Economics and evolution will thus favor symbiote systems; most people will be
symbiotes, not "naked" humans.

It gets even more complex than that, though.  The symbiote systems that I
just described are uploaded and distributed, but still have a fairly clear
sense of self vs. nonself.  Suppose, however, that you mixed and matched
(uploaded) parts of your personality with parts of other people's personalities
to form a composite, thinking and feeling person.  Who is that person?  Or does
this sound too far out to be possible?  Believe it or not, you already do
something like that in your own head.  Everyone has little sub-personalities
corresponding to their (perceptions of their) parents, friends, heros,
employers, etc.  Furthermore, little bits of you are scattered among all the
people who ever met you, heard of you, or were somehow affected by you.  No
human lives in isolation.  This proposed uploading, mixing, and matching is a
technological extension of a process that already exists.
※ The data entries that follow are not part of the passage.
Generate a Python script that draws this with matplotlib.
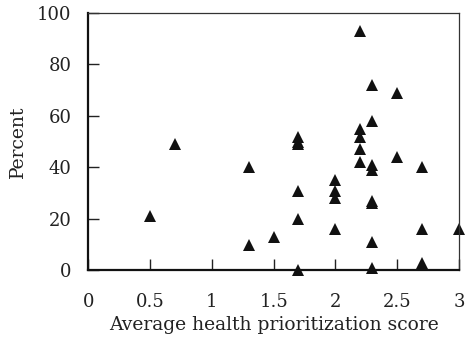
"""Scatter of percent vs average health prioritization score."""

import matplotlib
matplotlib.use("Agg")
import matplotlib.pyplot as plt

# data
score = [0.5, 0.7, 1.3, 1.3, 1.5,
         1.7, 1.7, 1.7, 1.7, 1.7, 1.7,
         2.0, 2.0, 2.0, 2.0,
         2.2, 2.2, 2.2, 2.2, 2.2,
         2.3, 2.3, 2.3, 2.3, 2.3, 2.3, 2.3, 2.3,
         2.5, 2.5,
         2.7, 2.7, 2.7,
         3.0]
percent = [21, 49, 40, 10, 13,
           52, 50, 49, 31, 20, 0,
           35, 31, 28, 16,
           93, 55, 52, 47, 42,
           72, 58, 41, 39, 27, 26, 11, 1,
           69, 44,
           40, 16, 3,
           16]

xticks = [0, 0.5, 1, 1.5, 2, 2.5, 3]
xtick_labels = ["0", "0.5", "1", "1.5", "2", "2.5", "3"]
yticks = [0, 20, 40, 60, 80, 100]

plt.rcParams["font.family"] = ["DejaVu Serif"]

fig = plt.figure(figsize=(4.65, 3.41), dpi=100)
ax = fig.add_axes([0.19, 0.207, 0.797, 0.755])

ax.plot(score, percent, "^", color="#111111", markersize=8,
        markeredgewidth=0, clip_on=False)

ax.set_xlim(0, 3)
ax.set_ylim(0, 100)
ax.set_xticks(xticks)
ax.set_xticklabels(xtick_labels)
ax.set_yticks(yticks)

ax.tick_params(axis="both", direction="in", length=8, width=1,
               labelsize=13, colors="#222222")
ax.tick_params(axis="x", pad=16)
ax.tick_params(axis="y", pad=12)

for side in ("left", "bottom"):
    ax.spines[side].set_linewidth(1.6)
    ax.spines[side].set_color("#111111")
for side in ("top", "right"):
    ax.spines[side].set_linewidth(0.9)
    ax.spines[side].set_color("#333333")

ax.set_xlabel("Average health prioritization score", fontsize=13.5,
              color="#222222", labelpad=4)
ax.set_ylabel("Percent", fontsize=13.5, color="#222222", labelpad=7)

fig.savefig("out.png", dpi=100)
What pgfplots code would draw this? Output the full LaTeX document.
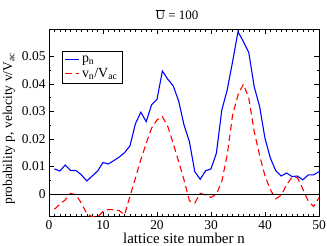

What is individuality and what is survival?  As you can see, it becomes
complicated.  Furthermore, a more important and more powerful question is
"What do we want?".  One could pursue survival by mass-duplication - one
survives provided the rate of one's destruction does not overcome the rate of
duplication - but somehow that seems to miss the point.  I now need to restate
an earlier assertion.  The goal of cryonics is not individual survival; it is
continuation of one's life.  The difference is the emphasis: pursuing life
rather than avoiding death.  Picasso said that every act of creation is a
series of little destructions.  The same goes for life.  You cannot live
without changing, but changing may cause the "death" of the old you.  A
symbiote system will remember being a single, "naked" human, but is clearly
not the same person as before.

The traditional scenario for survival through reanimation from cryonic
suspension now seems quaint and innocent.  It sounds like heaven; when you
first re-awake you will be surrounded by your friends and loved ones (who have
come back before you) and these people will all be young, healthy, wise,
incredibly wealthy and powerful by today's standards, and, of course, in
immortal bliss.  I cannot believe it will be that simple.  Symbiotes will
still engage in power struggles and even engage in deceit and an occasional
murder, much as people do today, except on a much wider and more complex scale.
Ordinary, "naked" humans will not stand a chance in this game.  But, it's the
only game in town.  Let the good times roll!